The good thing is that the subway system here is super efficient and there are many stops all over the place. You know what there ISN'T? Ramps. You know, for my stroller. Yeah, there aren't any. Which means if we are taking Samantha anywhere in the stroller she is being treated like Queen Sheeba in her throne while Peyton and I lug her down the million stairs to get to the train.

Samantha can even hail her own taxi these days! We really should let her explore this city on her own more often. 

...Which is why if you own a child in China you must also own a baby carrier. I don't think we would have survived without one of these things! Good thing she loves it! 

The other thing you must know before moving to China with little children is that you will become the local celebrity. People will come from afar to see your American child, and there is nothing you can do about it. You have to remember, this is not diverse America. I could go all week without seeing another white person. Seeing a baby with blonde hair and blue eyes is practically like setting eyes on an unicorn. Sorry, Samantha. You were doomed from the beginning. 

I think I need to let you in on a little cultural activity that is rather around 1:00 after everyone has eaten their lunch the Chinese people get very tired. So tired, in fact, that everyone takes a nap. People pull over to put their feet up, roll their windows down and sleep. Ikea is full of people staking claims on the beds and couches for their afternoon siesta. I really don't understand why they are SO tired. Like, what did you do last night that makes you literally not be able to make it home on your scooter?  

The Chinese nap is so common that Peyton tells me people at his work will go to their desk at lunchtime, lay their head down and get some shut eye. And this is NOT weird here. At least not to anyone but me. 

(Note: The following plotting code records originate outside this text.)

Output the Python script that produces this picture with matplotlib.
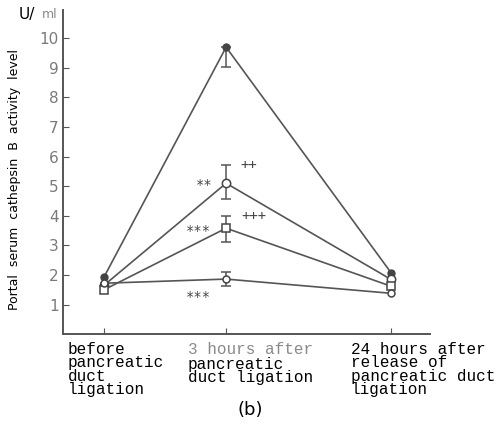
import matplotlib
matplotlib.use('Agg')
import matplotlib.pyplot as plt

# time points (category labels) and their positions along the axis
stage_labels = ['before\npancreatic\nduct\nligation',
                'pancreatic\nduct ligation',
                '24 hours after\nrelease of\npancreatic duct\nligation']
stage_head = '3 hours after'
x_pos = [0, 1, 2.35]

# four groups, values in U/ml
group_a = [1.93, 9.7, 2.08]
group_b = [1.65, 5.1, 1.85]
group_c = [1.5, 3.58, 1.62]
group_d = [1.72, 1.86, 1.38]

# error bars at 3 hours (lower, upper)
err_a = (0.68, 0.0)
err_b = (0.52, 0.6)
err_c = (0.45, 0.42)
err_d = (0.25, 0.25)

line_col = '#555555'
tick_col = '#7a7a7a'

fig = plt.figure(figsize=(5, 4.24), dpi=100)
ax = fig.add_axes([0.126, 0.212, 0.734, 0.764])

ax.plot(x_pos, group_a, color=line_col, lw=1.2, marker='o', ms=5,
        mfc='#444444', mec='#444444')
ax.plot(x_pos, group_b, color=line_col, lw=1.2, marker='o', ms=6,
        mfc='white', mec='#444444', mew=1.1)
ax.plot(x_pos, group_c, color=line_col, lw=1.2, marker='s', ms=5.5,
        mfc='white', mec='#444444', mew=1.1)
ax.plot(x_pos, group_d, color=line_col, lw=1.2, marker='o', ms=5,
        mfc='white', mec='#444444', mew=1.1)

for vals, err in [(group_a, err_a), (group_b, err_b), (group_c, err_c), (group_d, err_d)]:
    ax.errorbar([x_pos[1]], [vals[1]], yerr=[[err[0]], [err[1]]], fmt='none',
                ecolor=line_col, elinewidth=1.1, capsize=3.5, capthick=1.1, zorder=1)

# significance marks
mk = dict(fontsize=10, color='#444444', family='DejaVu Sans Mono')
ax.annotate('**', (x_pos[1], group_b[1]), xytext=(-22, -4), textcoords='offset points', **mk)
ax.annotate('++', (x_pos[1], group_b[1]), xytext=(10, 10), textcoords='offset points', **mk)
ax.annotate('***', (x_pos[1], group_c[1]), xytext=(-29, -5), textcoords='offset points', **mk)
ax.annotate('+++', (x_pos[1], group_c[1]), xytext=(11, 6), textcoords='offset points', **mk)
ax.annotate('***', (x_pos[1], group_d[1]), xytext=(-29, -16), textcoords='offset points', **mk)

ax.set_xlim(-0.336, 2.67)
ax.set_ylim(0, 10.95)
ax.set_yticks(range(1, 11))
ax.set_yticklabels([str(i) for i in range(1, 11)], color=tick_col, fontsize=11,
                   family='DejaVu Sans')
ax.tick_params(axis='y', direction='in', length=4, color=line_col, pad=3)
ax.set_xticks(x_pos)
ax.set_xticklabels([])
ax.tick_params(axis='x', direction='in', length=4, color=line_col)

for side in ['top', 'right']:
    ax.spines[side].set_visible(False)
for side in ['left', 'bottom']:
    ax.spines[side].set_color(line_col)
    ax.spines[side].set_linewidth(1.4)

# category text under the axis, left aligned
label_left = [68, 188, 351]
label_top = [342, 357, 342]
for lbl, xp, yp in zip(stage_labels, label_left, label_top):
    fig.text(xp / 500, 1 - yp / 424, lbl, ha='left', va='top', fontsize=11.5,
             family='Liberation Mono', linespacing=0.87, color='black')
fig.text(188 / 500, 1 - 342 / 424, stage_head, ha='left', va='top', fontsize=11.5,
         family='Liberation Mono', color='#8a8a8a')

fig.text(250 / 500, 1 - 410 / 424, '(b)', ha='center', va='center', fontsize=13,
         family='DejaVu Sans')

fig.text(15 / 500, 1 - 179 / 424, 'Portal  serum  cathepsin  B  activity  level',
         rotation=90, ha='center', va='center', fontsize=9, family='DejaVu Sans')
fig.text(19 / 500, 1 - 15 / 424, 'U/', ha='left', va='center', fontsize=11,
         family='DejaVu Sans')
fig.text(42 / 500, 1 - 15 / 424, 'ml', ha='left', va='center', fontsize=9,
         family='DejaVu Sans', color='#8a8a8a')

fig.savefig('out.png', dpi=100)
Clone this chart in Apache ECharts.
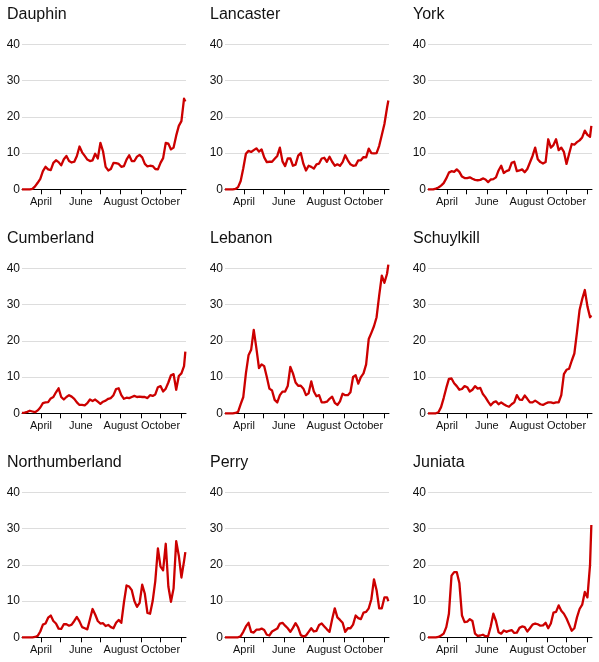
<!DOCTYPE html>
<html>
<head>
<meta charset="utf-8">
<script src="https://cdn.jsdelivr.net/npm/echarts@6/dist/echarts.min.js"></script>
<style>
html,body{margin:0;padding:0;background:#fff;}
#chart{width:599px;height:662px;}
</style>
</head>
<body>
<div id="chart"></div>
<script>
// ---- data ----
const dates = ['2020-03-03','2020-03-07','2020-03-11','2020-03-15','2020-03-19','2020-03-23','2020-03-27','2020-03-31',
'2020-04-04','2020-04-08','2020-04-12','2020-04-16','2020-04-20','2020-04-24','2020-04-28','2020-05-02',
'2020-05-06','2020-05-10','2020-05-14','2020-05-18','2020-05-22','2020-05-26','2020-05-30','2020-06-03',
'2020-06-07','2020-06-11','2020-06-15','2020-06-19','2020-06-23','2020-06-27','2020-07-01','2020-07-05',
'2020-07-09','2020-07-13','2020-07-17','2020-07-21','2020-07-25','2020-07-29','2020-08-02','2020-08-06',
'2020-08-10','2020-08-14','2020-08-18','2020-08-22','2020-08-26','2020-08-30','2020-09-03','2020-09-07',
'2020-09-11','2020-09-15','2020-09-19','2020-09-23','2020-09-27','2020-10-01','2020-10-05','2020-10-09',
'2020-10-13','2020-10-17','2020-10-21','2020-10-25','2020-10-29','2020-11-02','2020-11-06','2020-11-08'];

const tickDates = ['2020-04-01','2020-05-01','2020-06-01','2020-07-01','2020-08-01','2020-09-01','2020-10-01','2020-11-01'];
const labelDates = ['2020-04-01','2020-06-01','2020-08-01','2020-10-01'];
const monthNames = ['January','February','March','April','May','June','July','August','September','October','November','December'];
const axisStart = '2020-03-03';
const axisEnd = '2020-11-09';

const counties = ['Dauphin','Lancaster','York','Cumberland','Lebanon','Schuylkill','Northumberland','Perry','Juniata'];

const dauphin = [0,0,0,0,0.1,0.8,1.8,2.9,5.0,6.2,5.5,5.3,7.3,8.0,7.5,6.6,8.3,9.2,7.8,7.4,7.6,9.2,11.8,10.2,9.2,8.2,7.8,8.0,9.8,8.5,12.8,10.5,6.2,5.2,5.6,7.3,7.2,7.0,6.2,6.4,8.2,9.4,7.8,7.8,9.0,9.5,8.8,7.0,6.3,6.5,6.4,5.6,5.5,7.3,8.6,12.8,12.6,11.0,11.5,14.8,17.5,18.8,25.0,24.2];
const lancaster = [0,0,0,0,0.1,0.6,2.3,5.8,9.8,10.6,10.3,10.8,11.3,10.4,11.0,8.8,7.5,7.6,7.6,8.4,9.2,11.5,7.7,6.4,8.5,8.5,6.5,6.8,9.3,10.0,7.0,5.2,6.5,6.2,5.7,6.9,7.1,8.5,8.7,7.6,9.0,7.6,6.5,6.9,6.5,7.5,9.4,8.0,6.9,6.5,6.6,8.0,8.0,8.9,8.8,11.2,10.0,9.9,10.0,12.0,15.0,18.0,22.5,24.5];
const york = [0,0,0,0.2,0.5,1.0,1.7,3.0,4.6,5.0,4.8,5.5,4.8,3.5,3.1,3.1,3.3,2.9,2.6,2.5,2.6,3.0,2.7,2.0,2.7,2.8,3.3,5.2,6.5,4.5,5.0,5.3,7.3,7.6,5.0,5.2,5.5,4.7,5.6,7.4,9.2,11.5,8.3,7.5,7.1,7.5,13.8,11.5,12.2,13.8,10.8,11.5,10.3,7.0,9.8,12.5,12.3,13.0,13.5,14.3,16.2,15.0,14.5,17.5];
const cumberland = [0.1,0.2,0.4,0.7,0.5,0.3,0.8,1.6,2.8,3.0,3.1,4.1,4.5,5.8,6.9,4.5,3.8,4.5,5.0,4.6,4.0,3.0,2.3,2.3,2.2,2.8,3.8,3.4,3.8,3.2,2.6,3.2,3.5,4.0,4.2,5.0,6.7,6.9,5.0,4.0,4.3,4.2,4.5,4.8,4.5,4.6,4.5,4.5,4.2,5.0,4.8,5.2,7.2,7.5,6.0,6.8,8.5,10.5,10.8,6.5,10.3,11.0,13.0,17.0];
const lebanon = [0,0,0,0,0.1,0.4,2.5,4.5,11.0,16.0,17.5,23.0,18.0,12.5,13.5,13.0,10.0,6.8,6.3,3.7,3.0,5.0,6.0,6.0,7.5,12.8,11.0,8.5,7.6,7.6,6.8,5.0,5.5,8.8,6.0,4.7,5.0,3.0,3.0,3.2,4.0,4.6,2.9,2.3,3.3,5.4,5.0,5.0,5.8,10.0,10.5,8.2,10.0,11.0,13.5,20.5,22.2,24.0,26.5,32.5,38.0,36.0,38.5,41.0];
const schuylkill = [0,0,0,0,0.3,1.7,4.2,7.0,9.5,9.6,8.3,7.5,6.5,6.7,7.5,7.2,6.0,6.5,7.5,6.8,7.0,5.3,4.4,3.2,2.2,3.0,3.3,2.5,3.0,2.5,2.1,1.8,2.5,3.0,5.0,3.8,3.7,4.9,4.0,3.0,3.0,3.5,3.0,2.5,2.3,2.7,3.0,3.0,2.8,3.0,3.0,5.0,10.8,12.0,12.3,14.5,16.5,22.3,28.5,31.5,34.0,29.5,26.5,27.0];
const northumberland = [0,0,0,0,0,0.1,0.4,1.6,3.5,3.8,5.4,6.0,4.5,3.8,2.4,2.3,3.6,3.6,3.2,3.5,4.5,5.6,4.4,2.8,2.5,2.2,5.0,7.8,6.3,4.5,3.8,3.9,3.1,3.4,2.8,2.5,4.0,4.8,4.0,9.6,14.3,14.0,13.0,10.0,8.4,9.5,14.5,12.0,6.7,6.5,10.0,15.5,24.5,19.5,18.5,25.8,14.0,9.8,13.5,26.5,22.5,16.5,21.0,23.5];
const perry = [0,0,0,0,0,0,0.3,1.5,3.0,4.0,1.5,1.3,2.1,2.1,2.4,2.0,0.7,0.5,1.6,2.0,2.4,3.8,4.0,3.2,2.5,1.5,2.6,3.9,2.7,0.6,0.2,0.5,1.5,2.5,1.6,1.8,3.4,3.8,3.0,2.2,1.5,5.0,8.0,5.5,4.8,4.0,1.5,2.5,2.5,3.5,6.0,5.3,5.0,6.8,7.0,8.0,10.5,16.0,13.0,8.0,8.0,11.0,11.0,10.0];
const juniata = [0,0,0,0,0.1,0.5,1.0,2.8,6.5,17.0,18.0,18.0,15.0,6.0,4.2,4.3,5.0,4.5,1.0,0.4,0.5,0.7,0.3,0.3,3.0,6.5,4.5,1.4,1.0,1.9,1.5,1.8,2.0,1.2,1.3,2.6,3.0,2.8,1.6,2.5,3.5,3.8,3.6,3.2,3.3,4.0,2.5,3.8,6.8,7.0,8.8,7.3,6.5,5.2,3.5,1.8,2.5,5.5,7.8,9.0,12.5,11.0,20.0,31.0];

const seriesValues = [dauphin, lancaster, york, cumberland, lebanon, schuylkill, northumberland, perry, juniata];

// ---- build chart ----
function utc(s) {
  const p = s.split('-').map(Number);
  return Date.UTC(p[0], p[1] - 1, p[2]);
}

const FONT = '"Liberation Sans", Arial, Helvetica, sans-serif';
const lineColor = '#cc0000';

const titles = [], grids = [], xAxes = [], yAxes = [], series = [];
counties.forEach((name, i) => {
  const r = Math.floor(i / 3), c = i % 3;
  const left = 22 + 203 * c;
  const top = 44.3 + 224 * r;
  titles.push({
    text: name, left: 7 + 203 * c, top: 7 + 224 * r, padding: 0,
    textStyle: { fontSize: 16, fontWeight: 'normal', color: '#111', fontFamily: FONT }
  });
  grids.push({ left: left, top: top, width: 164, height: 145, containLabel: false });
  xAxes.push({
    type: 'value', gridIndex: i,
    min: utc(axisStart), max: utc(axisEnd),
    splitLine: { show: false },
    axisLine: { show: true, onZero: false, lineStyle: { color: '#000', width: 1 } },
    axisTick: { show: true, length: 5, lineStyle: { color: '#000', width: 1 }, customValues: tickDates.map(utc) },
    axisLabel: {
      show: true, customValues: labelDates.map(utc), margin: 7,
      fontSize: 11, color: '#111', fontFamily: FONT,
      formatter: (v) => monthNames[new Date(v).getUTCMonth()]
    }
  });
  yAxes.push({
    type: 'value', gridIndex: i, min: 0, max: 40, interval: 10,
    axisLine: { show: false }, axisTick: { show: false },
    axisLabel: { show: true, margin: 2, fontSize: 12, color: '#111', fontFamily: FONT },
    splitLine: { show: true, lineStyle: { color: '#dddddd', width: 1 } }
  });
  series.push({
    type: 'line', xAxisIndex: i, yAxisIndex: i,
    data: dates.map((d, j) => [utc(d), seriesValues[i][j]]),
    showSymbol: false, symbol: 'none', clip: false,
    lineStyle: { color: lineColor, width: 2.3, join: 'round' },
    itemStyle: { color: lineColor },
    z: 3
  });
});

const chart = echarts.init(document.getElementById('chart'), null, { renderer: 'canvas' });
chart.setOption({
  animation: false,
  backgroundColor: '#fff',
  textStyle: { fontFamily: FONT },
  title: titles,
  grid: grids,
  xAxis: xAxes,
  yAxis: yAxes,
  series: series
});
</script>
</body>
</html>
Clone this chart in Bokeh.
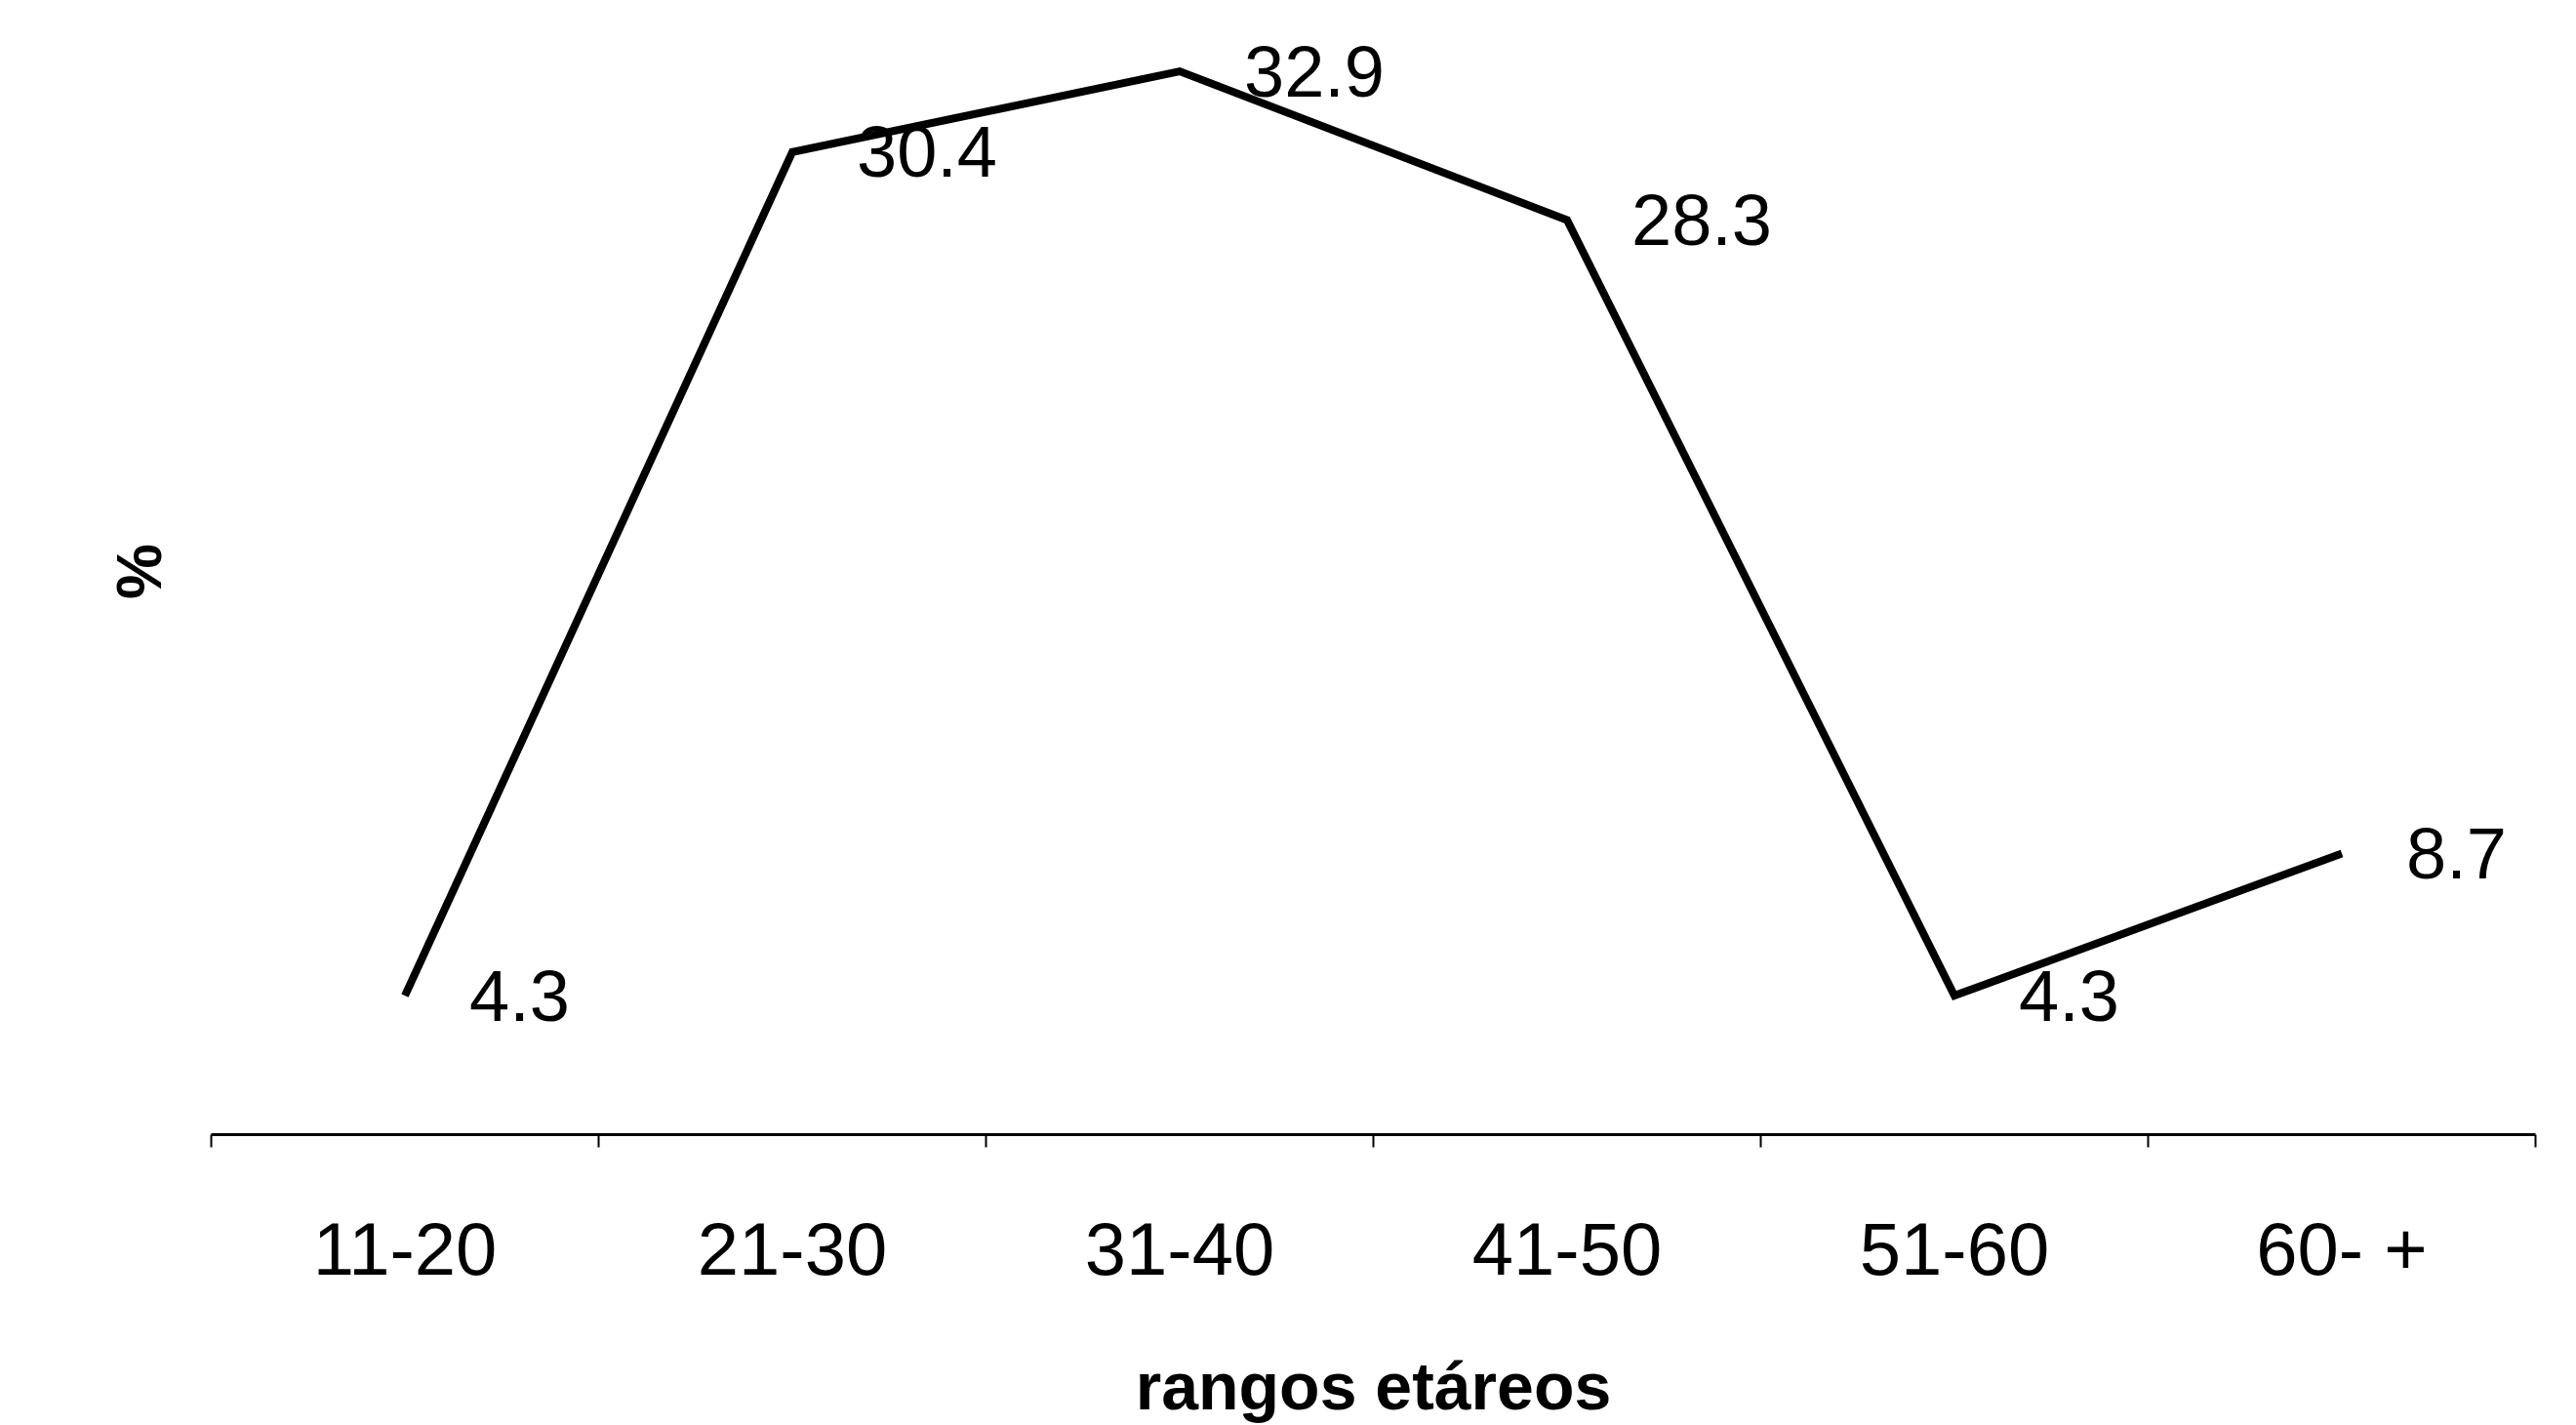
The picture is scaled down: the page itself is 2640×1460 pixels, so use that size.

Friends in America ask how many people live in China. Let me tell you, there are 1,000,001 people that live on my street alone. In America you can drive down the road and not see another person. In China, 153 people will bump into you before you even walk a block.

When you are so far away from family in America you make friends that will become like family. These are the people that you will have playdates with, go grocery shopping with, lunch, date nights, and celebrate holidays together. They will make living here enjoyable and you will become very close. I personally know that I could not go through this without these amazing people I have met here. 

I know this was a somewhat humorous post about the China lifestyle but, in all seriousness I have loved our time here so far and we have grown and learned tons. It is such a crazy experience and not for the weak! I know one thing for sure, when we do move back to America we will definitely call this an adventure!